And so Iraq held its first election under the US occupation. I'm eager to see the full results come in for two reasons. First, it will be very interesting to see who voted. According to the CNN story, turnout varied highly by region and by ethinicity. Second, I am curious as to which slate of candidates polled the best because as far as I can tell each had fairly different ideas of how best to move Iraq forward. I will, as always, be depending greatly on Professor Cole for this information. I note that Bush has already deemed the election a "resounding success," which is about the level of detatched, grandiose language one has come to expect from him. The actual act of holding an election is not the barometer here. Recall that before the invasion, Saddam held an election in late 2002 and polled quite well. Of course, that election was a joke because Saddam was a tyrant before the election as he was after it. The Ukraine also held an election late last year. Er, two elections.

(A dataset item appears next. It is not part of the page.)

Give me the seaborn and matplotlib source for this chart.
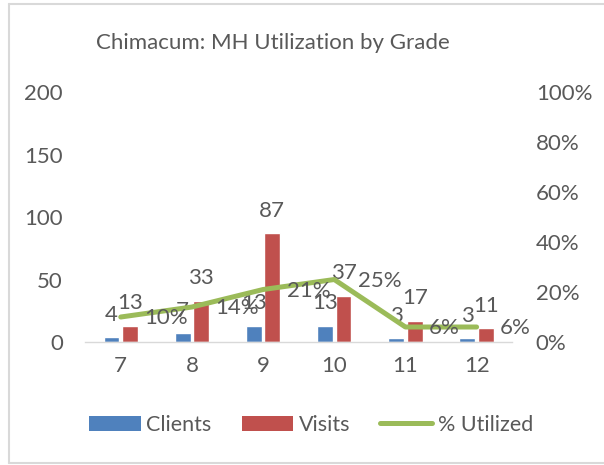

Shit even Uzbekistan held an election.
Anyone can hold an election, but it is the circumstances that lead up to and follow an election that give it credibility. The pre-election circumstances in Iraq were very much a mixed bag. On the ballot were slates of candidates that represent different ideas about what Iraq is and where it should go. Violence and brinksmanship, though, disrupted the pre-election conditions. Violence against candidates was so bad that they were instructed to keep their names and their candidacies a secret, so it's difficult to call today's polling "free and fair." The withdrawal of nearly all Sunni candidates from the ballot, whether for legitimate concerns or simply in an attempt to cancel the elections, further tainted the pre-election ground.
But still the election went forward. And a parliament that would be thought laughably discredited in any western country will convene to ostensibly do the work of its people. It is during this period that we'll see if this election was credible at all. Expectations are that Grand Ayatollah al-Sistani's party will do quite well indeed today. Al-Sistani has some very strong and very independent-minded ideas about the future of Iraq. Ideas that will not sit well with our own mullahs here in the US. I don't expect that Bush will allow any credibility to take root around this parliament. For were they to be left to their own devices, they might start to act uppity. Nothing pisses off Bush more than lesser people getting uppity. John Negroponte and his death squads will ensure that the situation in Iraq continues to deteriorate and that the new Iraqi constitution (which this parliament was elected to write) look eerily similar to the current ruling law.
Those latter two predictions are why I think this election (tainted though it was) was important. Some measure of the Iraqi populace (hopefully a majority) has put its collective faith in a specific group of people (none American) to turn this situation around. How that faith is abused and leads to civil war is the story over the next 6 months to a year. Let us remember, then, that it could have been different. As with pre-war preparation, post-war stability operations and the transfer of sovereignty, this could have been a moment when something genuinely positive occured, but did not.